The stigma around the use of checks was even the focus of an SNL sketch, where they joked about the amount of data needed before it could be tendered. What those script writers didn’t realize was the value and richness of this data, making the check one of the most secure forms of payment for consumers and businesses, as well as its importance in the larger transactional ecosystem linked to big data.
Click the image above to watch.
On the commercial side, organizations large and small have moved away from checks for regular transactions like payroll, although they are still vastly used for other invoices - providing better control over liquidity and transparency with a paper trail.
Indeed, while many people talk up the latest and greatest digital payment methods and apps, they either forget or take for granted the following attributes cited by Alogent that only checks possess:
- Checks remain the only payment mechanism where payee name and address are both available and volunteered.

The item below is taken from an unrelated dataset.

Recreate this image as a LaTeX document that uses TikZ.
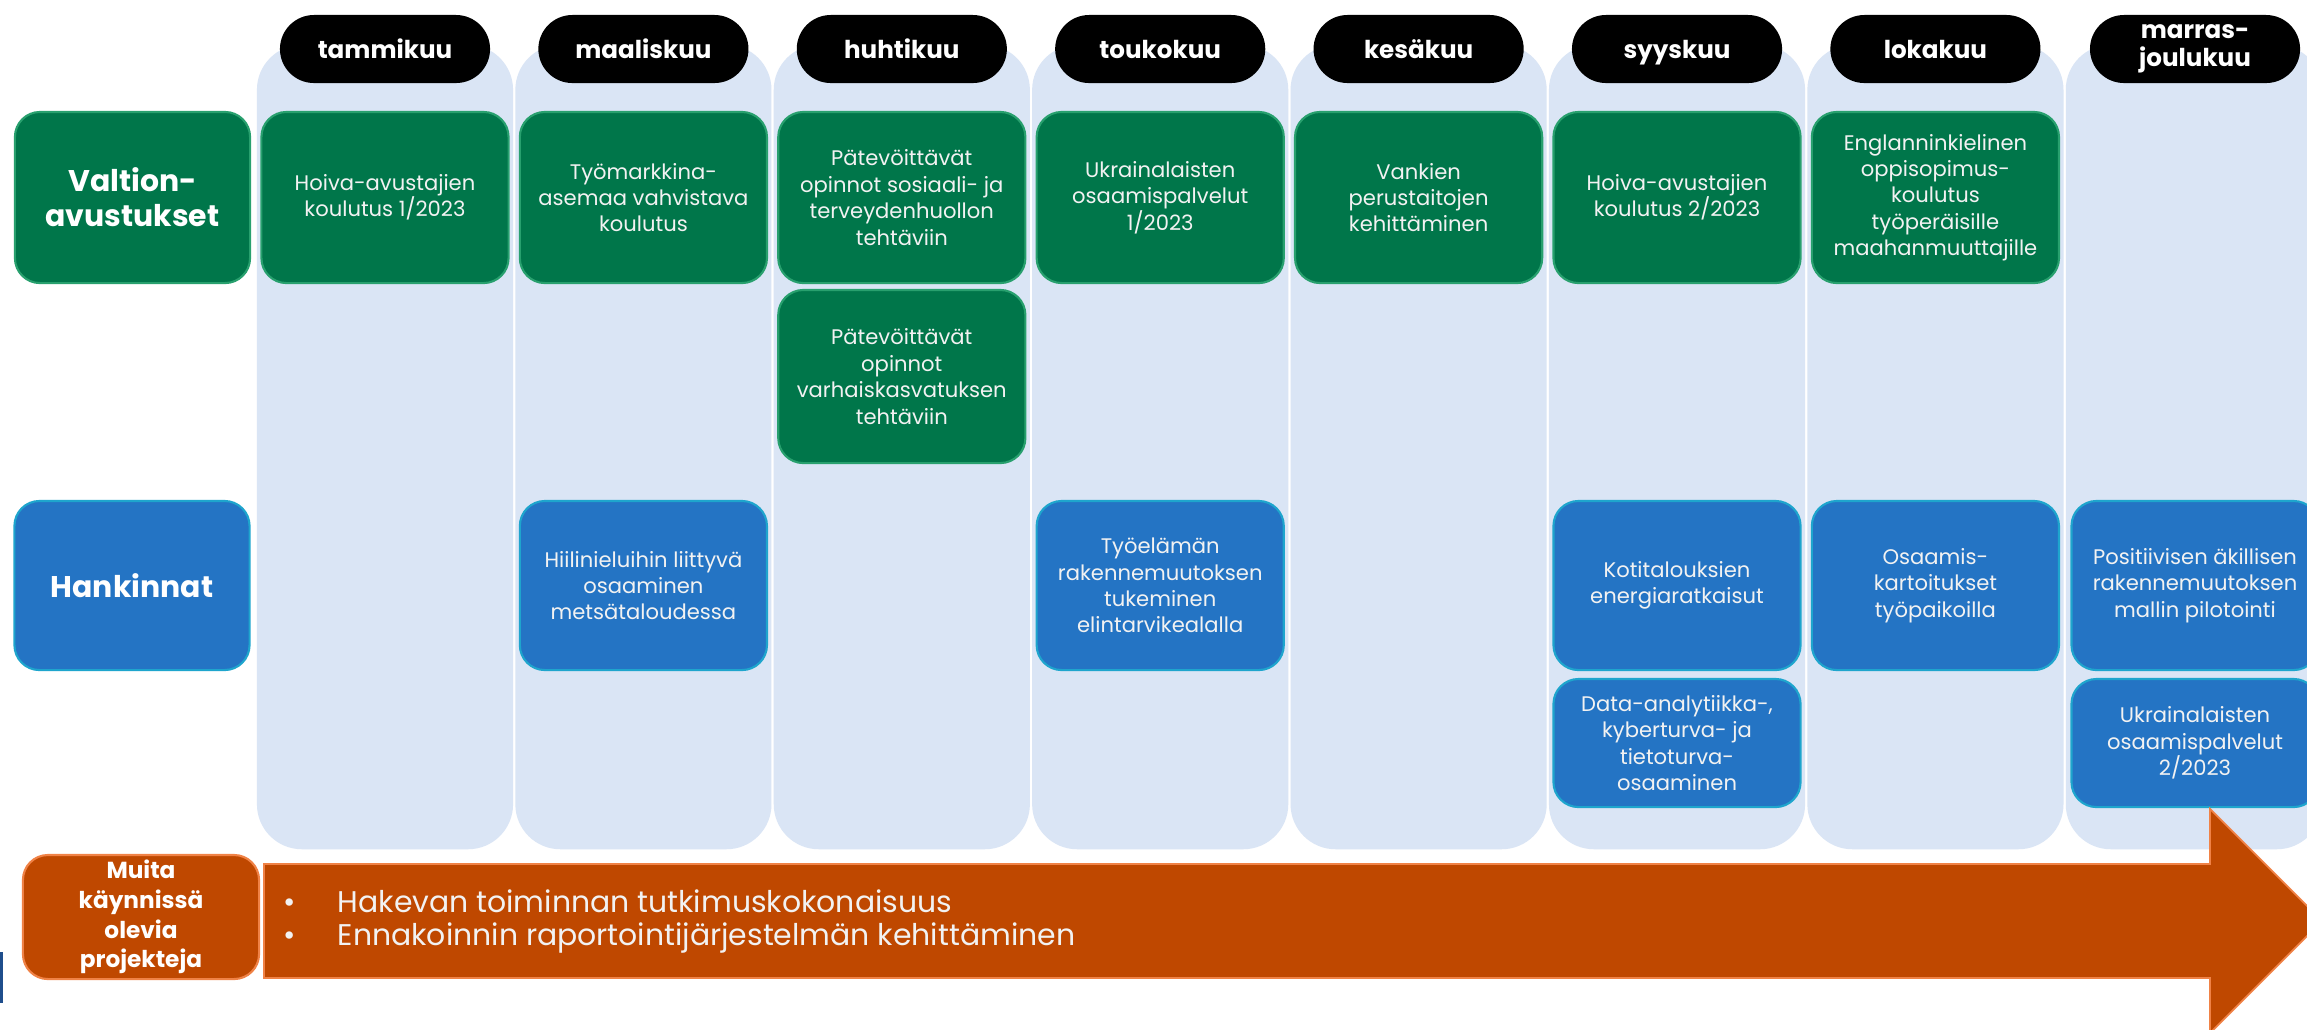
\documentclass[tikz,border=0pt]{standalone}
\usepackage{fontspec}
\setmainfont{Poppins}
\definecolor{colbg}{RGB}{218,229,245}
\definecolor{vgreen}{RGB}{0,118,74}
\definecolor{vgreenline}{RGB}{40,160,110}
\definecolor{hblue}{RGB}{36,116,196}
\definecolor{hblueline}{RGB}{30,165,205}
\definecolor{morange}{RGB}{191,72,0}
\definecolor{morangeline}{RGB}{240,130,70}
\definecolor{txtc}{RGB}{242,242,242}
\definecolor{darkbar}{RGB}{31,78,140}
\begin{document}
\begin{tikzpicture}[x=0.01cm,y=-0.01cm,
  colbox/.style={fill=colbg, draw=none, rounded corners=0.45cm, minimum width=2.56cm, minimum height=8.04cm, inner sep=0pt},
  pill/.style={fill=black, text=white, rounded corners=0.34cm, minimum width=2.1cm, minimum height=0.68cm, inner sep=0pt, align=center, font=\bfseries\fontsize{7}{8}\selectfont},
  pillone/.style={pill, text height=1.45ex, text depth=0.45ex},
  evbox/.style={rounded corners=0.25cm, minimum width=2.47cm, inner sep=0pt, align=center, text=txtc, font=\fontsize{6}{7.5}\selectfont, line width=0.6pt},
  greenbox/.style={evbox, fill=vgreen, draw=vgreenline},
  bluebox/.style={evbox, fill=hblue, draw=hblueline},
  rowlabel/.style={rounded corners=0.25cm, minimum width=2.35cm, inner sep=0pt, align=center, text=white, line width=0.6pt, font=\bfseries\fontsize{8.5}{10}\selectfont},
  hA/.style={minimum height=1.71cm},
  hB/.style={minimum height=1.73cm},
  hC/.style={minimum height=1.69cm},
  hD/.style={minimum height=1.28cm}
]
\clip (0,0) rectangle (2307,1029);
\fill[white] (0,0) rectangle (2307,1029);

% month columns
\node[colbox] (c1) at (385,447) {};
\node[colbox] (c2) at (643.4,447) {};
\node[colbox] (c3) at (901.8,447) {};
\node[colbox] (c4) at (1160.2,447) {};
\node[colbox] (c5) at (1418.6,447) {};
\node[colbox] (c6) at (1677,447) {};
\node[colbox] (c7) at (1935.4,447) {};
\node[colbox] (c8) at (2193.8,447) {};

% month pills
\node[pillone] (m1) at (385,49) {tammikuu};
\node[pillone] (m2) at (643.4,49) {maaliskuu};
\node[pillone] (m3) at (901.8,49) {huhtikuu};
\node[pillone] (m4) at (1160.2,49) {toukokuu};
\node[pillone] (m5) at (1418.6,49) {kesäkuu};
\node[pillone] (m6) at (1677,49) {syyskuu};
\node[pillone] (m7) at (1935.4,49) {lokakuu};
\node[pill] (m8) at (2195,49) {marras-\\joulukuu};

% row labels
\node[rowlabel, hA, fill=vgreen, draw=vgreenline] (lv) at (132.5,197.5) {Valtion-\\avustukset};
\node[rowlabel, hC, fill=hblue, draw=hblueline] (lh) at (132,585.5) {Hankinnat};

% valtionavustukset
\node[greenbox, hA] (v1) at (385,197.5) {Hoiva-avustajien\\koulutus 1/2023};
\node[greenbox, hA] (v2) at (643.4,197.5) {Työmarkkina-\\asemaa vahvistava\\koulutus};
\node[greenbox, hA] (v3) at (901.8,197.5) {Pätevöittävät\\opinnot sosiaali- ja\\terveydenhuollon\\tehtäviin};
\node[greenbox, hB] (v3b) at (901.8,376.5) {Pätevöittävät\\opinnot\\varhaiskasvatuksen\\tehtäviin};
\node[greenbox, hA] (v4) at (1160.2,197.5) {Ukrainalaisten\\osaamispalvelut\\1/2023};
\node[greenbox, hA] (v5) at (1418.6,197.5) {Vankien\\perustaitojen\\kehittäminen};
\node[greenbox, hA] (v6) at (1677,197.5) {Hoiva-avustajien\\koulutus 2/2023};
\node[greenbox, hA] (v7) at (1935.4,197.5) {Englanninkielinen\\oppisopimus-\\koulutus\\työperäisille\\maahanmuuttajille};

% hankinnat
\node[bluebox, hC] (h2) at (643.4,585.5) {Hiilinieluihin liittyvä\\osaaminen\\metsätaloudessa};
\node[bluebox, hC] (h4) at (1160.2,585.5) {Työelämän\\rakennemuutoksen\\tukeminen\\elintarvikealalla};
\node[bluebox, hC] (h6) at (1677,585.5) {Kotitalouksien\\energiaratkaisut};
\node[bluebox, hD] (h6b) at (1677,743) {Data-analytiikka-,\\kyberturva- ja\\tietoturva-\\osaaminen};
\node[bluebox, hC] (h7) at (1935.4,585.5) {Osaamis-\\kartoitukset\\työpaikoilla};
\node[bluebox, hC] (h8) at (2195,585.5) {Positiivisen äkillisen\\rakennemuutoksen\\mallin pilotointi};
\node[bluebox, hD] (h8b) at (2195,743) {Ukrainalaisten\\osaamispalvelut\\2/2023};

% other ongoing projects
\fill[morange, draw=morangeline, line width=0.5pt]
  (264,864) -- (2210,864) -- (2210,809) -- (2322,921) -- (2210,1033) -- (2210,978) -- (264,978) -- cycle;
\node[rounded corners=0.25cm, minimum width=2.36cm, minimum height=1.24cm, inner sep=0pt, align=center,
  fill=morange, draw=morangeline, line width=0.6pt, text=white, font=\bfseries\fontsize{6.6}{8.4}\selectfont]
  (lm) at (141,917) {Muita\\käynnissä\\olevia\\projekteja};
\node[anchor=west, align=left, inner sep=0pt, text=txtc, font=\fontsize{8.5}{9.5}\selectfont] (bl) at (283,921.5)
  {\makebox[0.54cm][l]{\textbullet}Hakevan toiminnan tutkimuskokonaisuus\\
   \makebox[0.54cm][l]{\textbullet}Ennakoinnin raportointijärjestelmän kehittäminen};

\fill[darkbar] (0,952) rectangle (3,1003);
\end{tikzpicture}
\end{document}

- Checks are significant when a written record of the transaction/remittance is required to be appended to the payment.
Alogent provides some highly compelling data to back it up.

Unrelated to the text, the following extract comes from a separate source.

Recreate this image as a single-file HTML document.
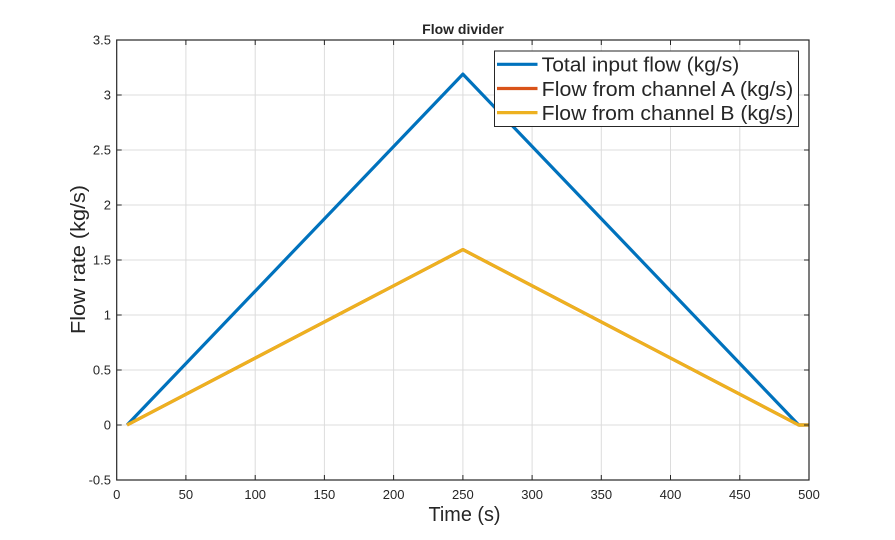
<!DOCTYPE html>
<html><head><meta charset="utf-8"><style>
html,body{margin:0;padding:0;background:#fff;}
svg{display:block;}
text{font-family:"Liberation Sans",Arial,sans-serif;fill:#262626;}
</style></head><body>
<svg width="895" height="540" viewBox="0 0 895 540" xmlns="http://www.w3.org/2000/svg">
<rect width="895" height="540" fill="#fff"/>
<rect x="116.7" y="40" width="692.3" height="440" fill="#fff"/>
<!-- grid -->
<g stroke="#dcdcdc" stroke-width="1">
<line x1="185.9" y1="40" x2="185.9" y2="480"/>
<line x1="255.2" y1="40" x2="255.2" y2="480"/>
<line x1="324.4" y1="40" x2="324.4" y2="480"/>
<line x1="393.6" y1="40" x2="393.6" y2="480"/>
<line x1="462.9" y1="40" x2="462.9" y2="480"/>
<line x1="532.1" y1="40" x2="532.1" y2="480"/>
<line x1="601.3" y1="40" x2="601.3" y2="480"/>
<line x1="670.5" y1="40" x2="670.5" y2="480"/>
<line x1="739.8" y1="40" x2="739.8" y2="480"/>
<line x1="116.7" y1="425" x2="809" y2="425"/>
<line x1="116.7" y1="370" x2="809" y2="370"/>
<line x1="116.7" y1="315" x2="809" y2="315"/>
<line x1="116.7" y1="260" x2="809" y2="260"/>
<line x1="116.7" y1="205" x2="809" y2="205"/>
<line x1="116.7" y1="150" x2="809" y2="150"/>
<line x1="116.7" y1="95" x2="809" y2="95"/>
</g>
<!-- data -->
<polyline points="127.1,425 462.9,74.1 798.7,425 809,425" fill="none" stroke="#0072BD" stroke-width="3.2" stroke-linejoin="round"/>
<polyline points="127.1,425 462.9,249.6 798.7,425 809,425" fill="none" stroke="#D95319" stroke-width="3.2" stroke-linejoin="round"/>
<polyline points="127.1,425 462.9,249.6 798.7,425 809,425" fill="none" stroke="#EDB120" stroke-width="3.2" stroke-linejoin="round"/>
<!-- axes box -->
<rect x="116.7" y="40" width="692.3" height="440" fill="none" stroke="#262626" stroke-width="1.2"/>
<!-- ticks -->
<g stroke="#262626" stroke-width="1">
<path d="M185.9,480v-5M255.2,480v-5M324.4,480v-5M393.6,480v-5M462.9,480v-5M532.1,480v-5M601.3,480v-5M670.5,480v-5M739.8,480v-5"/>
<path d="M185.9,40v5M255.2,40v5M324.4,40v5M393.6,40v5M462.9,40v5M532.1,40v5M601.3,40v5M670.5,40v5M739.8,40v5"/>
<path d="M116.7,425h5M116.7,370h5M116.7,315h5M116.7,260h5M116.7,205h5M116.7,150h5M116.7,95h5"/>
<path d="M809,425h-5M809,370h-5M809,315h-5M809,260h-5M809,205h-5M809,150h-5M809,95h-5"/>
</g>
<!-- x tick labels -->
<g font-size="13" text-anchor="middle">
<text x="116.7" y="499">0</text>
<text x="185.9" y="499">50</text>
<text x="255.2" y="499">100</text>
<text x="324.4" y="499">150</text>
<text x="393.6" y="499">200</text>
<text x="462.9" y="499">250</text>
<text x="532.1" y="499">300</text>
<text x="601.3" y="499">350</text>
<text x="670.5" y="499">400</text>
<text x="739.8" y="499">450</text>
<text x="809" y="499">500</text>
</g>
<!-- y tick labels -->
<g font-size="13" text-anchor="end">
<text x="111" y="484.5">-0.5</text>
<text x="111" y="429.5">0</text>
<text x="111" y="374.5">0.5</text>
<text x="111" y="319.5">1</text>
<text x="111" y="264.5">1.5</text>
<text x="111" y="209.5">2</text>
<text x="111" y="154.5">2.5</text>
<text x="111" y="99.5">3</text>
<text x="111" y="44.5">3.5</text>
</g>
<!-- title -->
<text x="463" y="34" font-size="14" font-weight="bold" text-anchor="middle" fill="#000">Flow divider</text>
<!-- axis labels -->
<text x="464.5" y="521" font-size="20" text-anchor="middle" textLength="72" lengthAdjust="spacingAndGlyphs">Time (s)</text>
<text transform="translate(85,259.5) rotate(-90)" font-size="20" text-anchor="middle" textLength="149" lengthAdjust="spacingAndGlyphs">Flow rate (kg/s)</text>
<!-- legend -->
<rect x="494.5" y="51" width="304" height="75.5" fill="#fff" stroke="#262626" stroke-width="1"/>
<line x1="497" y1="64.3" x2="537.5" y2="64.3" stroke="#0072BD" stroke-width="3.2"/>
<line x1="497" y1="88.5" x2="537.5" y2="88.5" stroke="#D95319" stroke-width="3.2"/>
<line x1="497" y1="112.6" x2="537.5" y2="112.6" stroke="#EDB120" stroke-width="3.2"/>
<g font-size="20">
<text x="541.7" y="71.7" textLength="197.6" lengthAdjust="spacingAndGlyphs">Total input flow (kg/s)</text>
<text x="541.7" y="95.9" textLength="251.6" lengthAdjust="spacingAndGlyphs">Flow from channel A (kg/s)</text>
<text x="541.7" y="120" textLength="251.6" lengthAdjust="spacingAndGlyphs">Flow from channel B (kg/s)</text>
</g>
</svg>
</body></html>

According to a December 2021 Federal Reserve report on non-cash payment methods, checks accounted for nearly 23% of the total value of payments in 2020 (see table below).
Look closely and you'll see that over the last two decades there has been a 180-degree shift in the use of checks. Cards are now the common tool for small, everyday transactions like getting a coffee at the local cafe -- checks, however, are deployed for larger purchases that require a proof of transaction.
Checks are a Fraud Target
With its "big purchase" status in place, checks have also become a ripe target for fraud -- particularly when it comes to younger consumers without a lot of experience with that pay channel.
While many of us were handed a box of starter checks after opening our first bank account, that process doesn’t happen anymore, leaving new account holders (of all ages) less informed and unfamiliar with the check. As a result, millennials are said to be most vulnerable to check fraud compared to credit cards or contactless transactions. In fact, a school friend of my son’s recently shared how she was defrauded of $3,000 after unknowingly accepting a fake check as an over payment for a couch.
Such stories are not anomalies, and the fight against check fraud continues to grow - amounting to more than 500 million forged checks each year, and about $10 billion in total annual losses. There isn’t a one-size-fits-all answer for every bank or credit union, but a combination of account holder education to proactively fight losses from the start, linked to advanced fraud mitigation solutions and pattern detection on the institution side, help secure the landscape.
The article goes on to make clear what must be done in this environment:
Secure your payment channels from point of capture to the back office, reduce losses, and build trust with a more protected, confident banking experience for all.
Technological Investments in Checks
As noted in a previous article, Gartner Inc. boldly predicts that banks and financial firms will boost their technology products and services investments in 2022 to the tune of $623 billion.
Additionally, check fraud detection has seen huge results from the implementation of artificial intelligence and machine learning. Transaction-based analytics systems are processing millions of transactions and learning the behaviors of accounts -- building stronger profiles of activities and spotting anomalous behaviors. This is being combined with image-forensic AI that analyzes check images and compares them to previously cleared checks to detect counterfeits, forgeries, and alterations -- providing a full-scope fraud detection solution.